At first glance, the strokes and colors seem chaotic, but they are exploding from the center. Reflecting the speed of life, itself chaotic and only manageable by calm engagement and processing. This painting is about establishing stillness, to secure balance and strength. The circle in the center is a metal semi-reflective mirror meant to draw and fix the eye. Achieving this, the view of the fragments of color and line are then relegated as external and observed from the platform of the framework of catwalks created by the X and circumnavigating frame.
Not visible in this photo is the reflective tape that catches light from a distance and only visible in darken rooms.
Day and night. Conscious and Subconscious. Inside and out. Our days are a constant recursive path where we navigate perceptions and phenomena.
“Mandala” is a Hindu/Buddhist illustration that maps the universe according to their spiritual symbolism . As America’s culture is changing dramatically, I tried to envision what a mandala without cultural iconography would look like. This painting is a description of that experience.
I started with the shape at the center, a tesseract, which is a mathematical model, which to me illustrates the movement of time. It has two cubes, one smaller and inside the larger. The smaller pushes through one wall with the larger constricting to become the smaller. This pattern continually repeats. Alternatively, the smaller continuously expands to encompass the larger cube through all six walls. This dynamic intrigues me in that it mimics the sense of my own growth. I remain the same but encompass new awareness and perspectives.
At the extreme center are two opposingly colored triangles. Though a static painting, I envision these as wrestling to control the cube by alternately touching three of the six internal sides of the cube, forever contorting and dancing, wrestling for position.
All these forms are again within multiple cubes and planar fields of various sizes. These frame and form the head and shoulders of a person.

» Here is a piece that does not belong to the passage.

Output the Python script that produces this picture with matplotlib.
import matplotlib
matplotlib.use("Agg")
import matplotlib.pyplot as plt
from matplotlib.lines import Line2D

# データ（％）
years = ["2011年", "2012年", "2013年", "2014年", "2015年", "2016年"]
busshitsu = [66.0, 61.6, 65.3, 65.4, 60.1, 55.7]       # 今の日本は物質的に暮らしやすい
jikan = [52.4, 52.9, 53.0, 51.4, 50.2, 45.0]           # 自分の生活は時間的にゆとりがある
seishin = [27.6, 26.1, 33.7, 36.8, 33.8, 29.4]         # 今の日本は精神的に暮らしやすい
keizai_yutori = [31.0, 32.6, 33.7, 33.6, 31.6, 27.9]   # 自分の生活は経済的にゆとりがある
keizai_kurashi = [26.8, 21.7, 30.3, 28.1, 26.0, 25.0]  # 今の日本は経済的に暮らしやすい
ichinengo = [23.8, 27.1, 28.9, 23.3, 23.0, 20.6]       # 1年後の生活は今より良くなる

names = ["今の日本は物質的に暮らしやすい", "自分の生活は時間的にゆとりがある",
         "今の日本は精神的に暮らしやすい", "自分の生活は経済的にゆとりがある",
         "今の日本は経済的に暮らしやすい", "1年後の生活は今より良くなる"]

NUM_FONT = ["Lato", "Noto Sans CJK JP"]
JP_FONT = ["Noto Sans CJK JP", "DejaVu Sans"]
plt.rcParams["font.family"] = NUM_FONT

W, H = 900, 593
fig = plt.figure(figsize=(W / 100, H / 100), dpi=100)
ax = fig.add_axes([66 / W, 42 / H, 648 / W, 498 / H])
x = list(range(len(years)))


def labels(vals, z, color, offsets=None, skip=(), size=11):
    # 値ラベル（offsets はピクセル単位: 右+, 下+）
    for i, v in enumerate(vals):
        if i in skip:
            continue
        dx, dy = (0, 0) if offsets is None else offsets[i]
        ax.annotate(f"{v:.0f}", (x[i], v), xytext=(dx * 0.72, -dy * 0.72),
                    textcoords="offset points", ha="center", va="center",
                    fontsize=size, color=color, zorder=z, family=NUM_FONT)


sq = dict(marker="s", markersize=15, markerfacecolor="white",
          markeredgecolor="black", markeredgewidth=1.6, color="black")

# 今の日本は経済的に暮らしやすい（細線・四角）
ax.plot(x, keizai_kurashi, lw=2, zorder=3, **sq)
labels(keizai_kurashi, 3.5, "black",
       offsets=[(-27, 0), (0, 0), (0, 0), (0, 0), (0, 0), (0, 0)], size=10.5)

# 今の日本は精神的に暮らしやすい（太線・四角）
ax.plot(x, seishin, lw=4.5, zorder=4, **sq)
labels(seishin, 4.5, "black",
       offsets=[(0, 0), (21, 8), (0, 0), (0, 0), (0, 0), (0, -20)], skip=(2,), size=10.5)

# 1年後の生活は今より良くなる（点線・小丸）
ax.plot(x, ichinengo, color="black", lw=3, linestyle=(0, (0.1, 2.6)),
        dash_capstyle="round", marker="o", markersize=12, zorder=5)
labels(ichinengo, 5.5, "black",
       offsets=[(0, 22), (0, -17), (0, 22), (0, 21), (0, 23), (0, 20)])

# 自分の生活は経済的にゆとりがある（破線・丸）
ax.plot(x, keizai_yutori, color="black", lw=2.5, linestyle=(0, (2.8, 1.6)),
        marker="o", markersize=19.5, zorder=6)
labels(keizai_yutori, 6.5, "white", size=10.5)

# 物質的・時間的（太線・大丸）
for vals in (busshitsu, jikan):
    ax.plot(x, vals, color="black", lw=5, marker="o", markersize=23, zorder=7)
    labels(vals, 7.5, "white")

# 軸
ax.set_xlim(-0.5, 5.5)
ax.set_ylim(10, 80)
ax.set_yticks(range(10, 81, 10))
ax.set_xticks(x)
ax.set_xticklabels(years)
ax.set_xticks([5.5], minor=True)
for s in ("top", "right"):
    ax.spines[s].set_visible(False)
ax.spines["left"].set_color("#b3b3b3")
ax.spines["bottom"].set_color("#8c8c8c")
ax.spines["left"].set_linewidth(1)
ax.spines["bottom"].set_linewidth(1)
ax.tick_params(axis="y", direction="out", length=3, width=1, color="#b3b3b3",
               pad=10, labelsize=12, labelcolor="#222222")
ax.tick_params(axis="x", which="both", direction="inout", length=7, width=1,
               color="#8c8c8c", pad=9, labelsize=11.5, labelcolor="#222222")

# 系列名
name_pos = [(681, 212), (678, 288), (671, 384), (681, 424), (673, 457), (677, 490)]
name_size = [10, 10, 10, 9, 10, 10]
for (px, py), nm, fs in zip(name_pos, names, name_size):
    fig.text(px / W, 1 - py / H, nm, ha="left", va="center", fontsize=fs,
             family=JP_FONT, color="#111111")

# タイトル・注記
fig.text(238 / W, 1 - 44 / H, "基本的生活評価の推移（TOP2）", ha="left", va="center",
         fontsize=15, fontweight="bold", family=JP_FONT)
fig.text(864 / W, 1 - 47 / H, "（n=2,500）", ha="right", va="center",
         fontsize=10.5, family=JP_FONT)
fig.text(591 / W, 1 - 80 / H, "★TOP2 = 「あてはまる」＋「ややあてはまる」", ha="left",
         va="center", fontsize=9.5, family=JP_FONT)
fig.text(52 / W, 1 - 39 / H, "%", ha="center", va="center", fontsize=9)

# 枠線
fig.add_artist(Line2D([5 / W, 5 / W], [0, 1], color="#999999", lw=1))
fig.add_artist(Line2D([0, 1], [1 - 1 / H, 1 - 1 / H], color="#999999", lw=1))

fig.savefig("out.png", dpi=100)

Ultimately then, the painting is a map of my internal experience—reflecting, growing, observing, confronting, assimilating. A mandala. A mandala without symbols. A symbol without sign. A formula without terms.
Note at the top center is a square mirror. Comparatively, it is the only stable and evenly crafted element, meant to reflect the capacity of humans to know of perfection but never able to reify it completely.

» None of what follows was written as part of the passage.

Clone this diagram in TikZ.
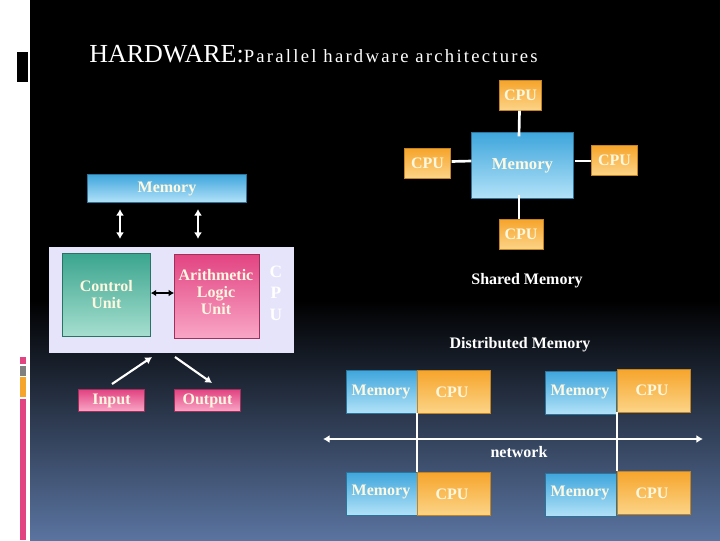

In Moby Dick, there is a passage where the ship is caught in doldrums and the crew takes advantage of the down time to repair the ship's mats. The narrator compares the weft and warp of the repairs to the routines of the ship, as though the ship were the needle and the seas, nights, and days were the materials. The nights are eternally dark with stars only visible from the open sea, all mirrored by the the ocean creating an orb around the ship. And, the days are heavenly blue with dark seas below.

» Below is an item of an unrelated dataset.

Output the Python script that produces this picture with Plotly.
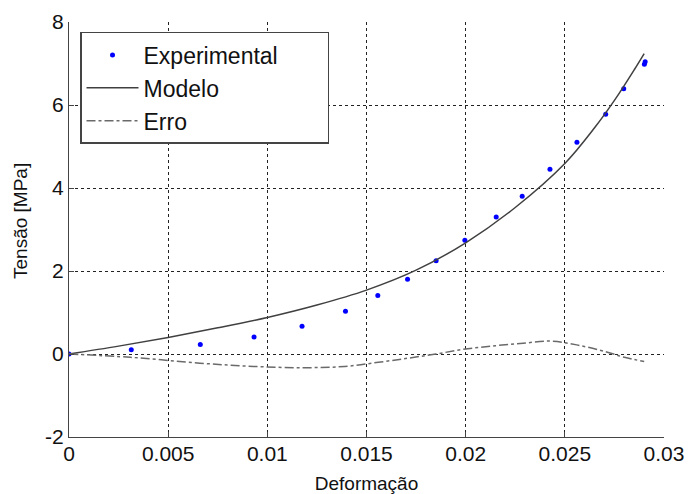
import plotly.graph_objects as go

# Experimental data
exp_x = [0.0, 0.00314, 0.00662, 0.00933, 0.01175, 0.01394, 0.01557, 0.01707, 0.01851,
         0.01996, 0.02154, 0.02285, 0.02425, 0.02561, 0.02706, 0.02797, 0.02901, 0.02905]
exp_y = [0.0, 0.10, 0.23, 0.41, 0.67, 1.03, 1.41, 1.80, 2.25,
         2.74, 3.30, 3.80, 4.45, 5.10, 5.78, 6.39, 6.98, 7.04]

# Model curve
mod_x = [0.0, 0.0025, 0.005, 0.0075, 0.01, 0.0125, 0.015, 0.0175, 0.02, 0.0225,
         0.025, 0.0265, 0.0275, 0.0285, 0.029]
mod_y = [0.0, 0.19, 0.40, 0.63, 0.88, 1.18, 1.54, 2.02, 2.68, 3.53,
         4.59, 5.45, 6.11, 6.85, 7.24]

# Error curve
err_x = [0.0, 0.0031, 0.0066, 0.0093, 0.0118, 0.0139, 0.0156, 0.0171, 0.0185,
         0.02, 0.0215, 0.0229, 0.0243, 0.0256, 0.0271, 0.028, 0.029]
err_y = [0.0, -0.08, -0.22, -0.30, -0.33, -0.30, -0.20, -0.10, 0.0,
         0.12, 0.20, 0.26, 0.31, 0.22, 0.05, -0.08, -0.18]

x_ticks = [0, 0.005, 0.01, 0.015, 0.02, 0.025, 0.03]
x_labels = ["0", "0.005", "0.01", "0.015", "0.02", "0.025", "0.03"]
y_ticks = [-2, 0, 2, 4, 6, 8]
y_labels = ["-2", "0", "2", "4", "6", "8"]
x_title = "Deformação"
y_title = "Tensão [MPa]"

FONT = "Liberation Sans, Arial"
PAD = "\u00a0" * 7

fig = go.Figure()
fig.add_trace(go.Scatter(x=exp_x, y=exp_y, mode="markers", name="Experimental" + PAD,
                         marker=dict(color="#0000ff", size=5, symbol="circle")))
fig.add_trace(go.Scatter(x=mod_x, y=mod_y, mode="lines", name="Modelo",
                         line=dict(color="#404040", width=1.5, shape="spline")))
fig.add_trace(go.Scatter(x=err_x, y=err_y, mode="lines", name="Erro",
                         line=dict(color="#6a6a6a", width=1.5, dash="dashdot", shape="spline")))

axis_common = dict(showline=True, linecolor="#444444", linewidth=1.2, mirror=False,
                   ticks="inside", ticklen=5, tickcolor="#444444", automargin=False,
                   showgrid=True, gridcolor="#222222", griddash="dot", gridwidth=1,
                   zeroline=False, tickfont=dict(family=FONT, size=21, color="#111111"))

fig.update_xaxes(range=[0, 0.03], tickvals=x_ticks, ticktext=x_labels, ticklabelstandoff=-2,
                 title=dict(text=x_title, font=dict(family=FONT, size=19, color="#111111"), standoff=12),
                 **axis_common)
fig.update_yaxes(range=[-2, 8], tickvals=y_ticks, ticktext=y_labels, **axis_common)

fig.add_annotation(text=y_title, textangle=-90, xref="paper", yref="paper",
                   x=-0.0807, y=0.5205, xanchor="center", yanchor="middle", showarrow=False,
                   font=dict(family=FONT, size=19, color="#111111"))

fig.update_layout(
    width=687, height=486,
    margin=dict(l=61, r=31, t=14, b=57),
    plot_bgcolor="white", paper_bgcolor="white",
    legend=dict(x=0.0185, y=0.976, xanchor="left", yanchor="top",
                bgcolor="white", bordercolor="#444444", borderwidth=1.5,
                font=dict(family=FONT, size=23, color="#111111"),
                tracegroupgap=0, itemwidth=52),
)

fig.write_html("out.html")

Note that the painting can be inverted as the title appears on both the top and bottom.
In communication, noise is a constant challenge that distorts and obfuscates messages. Every message can be warped, lost. and misunderstood.
This painting reminds that noise, in its infinite forms, can interfere with communication.
Note the mirror fragments.
A few years ago, as I was falling asleep I "dreamt" of seeing a dragon but the field of vision was like the snow/static on a television. I could just make out the dragon by the waves it created from its movement.
This perception has influenced my process ever since.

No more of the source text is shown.